# Cruze to Niagara Falls!



## ErikBEggs (Aug 20, 2011)

This Saturday, July 13, at least a half dozen Cruzen from the Greater Toronto Area in the Southern Ontario Cruze Club will be making a scenic drive from the outskirts of the GTA, through Niagara Wine Country back roads and to their destination in Niagara Falls, Ontario near the botanical gardens. Since Buffalo and Rochester, New York are closer to Niagara Falls than Toronto is, this event belongs in the New York meet section as well.

Details for the complete journey can be find in the facebook event. They should be arriving in Niagara Falls by 1-2 pm and the weather is supposed to be gorgeous this weekend. Western New York Cruzen come show your support, spend a day at the falls, and hit up Clifton Hill, the casino, and strip clubs after haha. It would be awesome to show some regional support and mingle a bit.

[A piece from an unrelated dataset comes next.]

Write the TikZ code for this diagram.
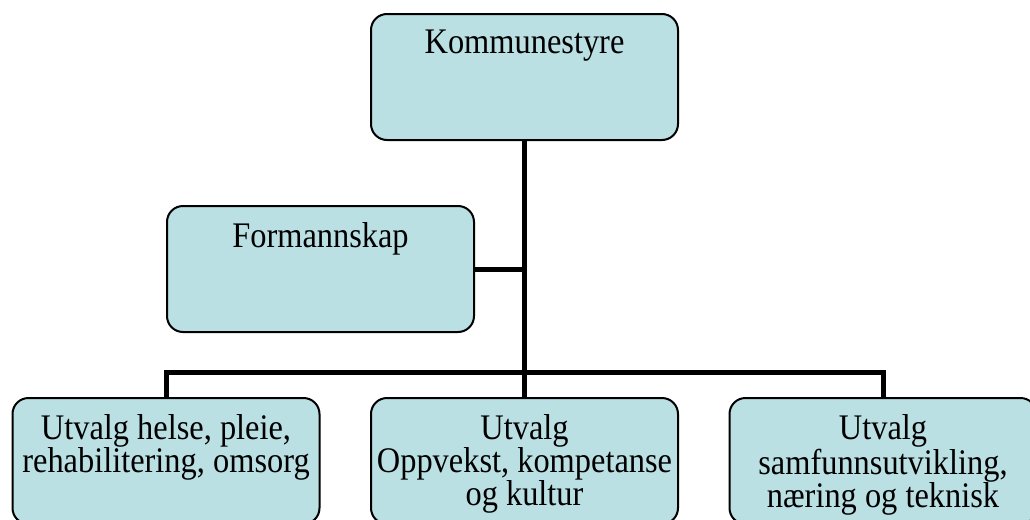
\documentclass[tikz,border=0pt]{standalone}
\usepackage{fontspec}
\setmainfont{Liberation Serif}[FakeStretch=0.9]
\definecolor{unitfillcolor}{RGB}{186,224,228}

\begin{document}
\begin{tikzpicture}[
	x=0.5pt, y=-0.5pt,
	unit/.style={rectangle, draw, fill=unitfillcolor, line width=1pt,
		rounded corners=8pt, minimum width=153.5pt, minimum height=63pt},
	unittext/.style={anchor=north, inner sep=0pt, yshift=-8.5pt, align=center},
	link/.style={line width=2.5pt},
	node distance=96pt,
	every node/.style={font=\fontsize{18}{16.5}\selectfont},
]
\clip (0,0) rectangle (1030,520);
% Input 1: placement, input 2: name, input 3: text at the top of the box.
\def\unitbox[#1](#2)#3{
	\node[unit, #1] (#2) {};
	\node[unittext] at (#2.north) (#2text) {#3};
}
	\unitbox[at={(524.5,77)}](top){Kommunestyre}
	\unitbox[below of=top, xshift=-102pt](FS){Formannskap}
	\unitbox[below of=FS, xshift=102pt](UOK){Utvalg\\Oppvekst, kompetanse\\og kultur}
	\unitbox[left of=UOK, xshift=-83.25pt](UHP){Utvalg helse, pleie,\\
		rehabilitering, omsorg}
	\unitbox[right of=UOK, xshift=83.25pt](USN){Utvalg\\samfunnsutvikling,\\
		næring og teknisk}

	\coordinate (bus) at ([yshift=12.5pt]UOK.north);
	\draw[link] (top.south) -- (UOK.north);
	\draw[link] (UHP.north) |- (bus) -| (USN.north);
	\draw[link] (FS.east) -- (FS.east -| top.south);
\end{tikzpicture}
\end{document}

It should also be picturesque given the location. 

If the turn out it is good, we may do this again!


----------



## trevor_geiger (Nov 29, 2012)

Good luck and be safe!  it sounds like fun


----------



## ErikBEggs (Aug 20, 2011)

Baby turn around and lemme see that sexy body go BUMP BUMP BUMP.

Sciphi? JVegas? Rochester, Buffalo, Syracuse Cruzen report in!


----------



## iKermit (Dec 13, 2010)

This better be the slowest thread to load on Cruzetalk with pictures!


----------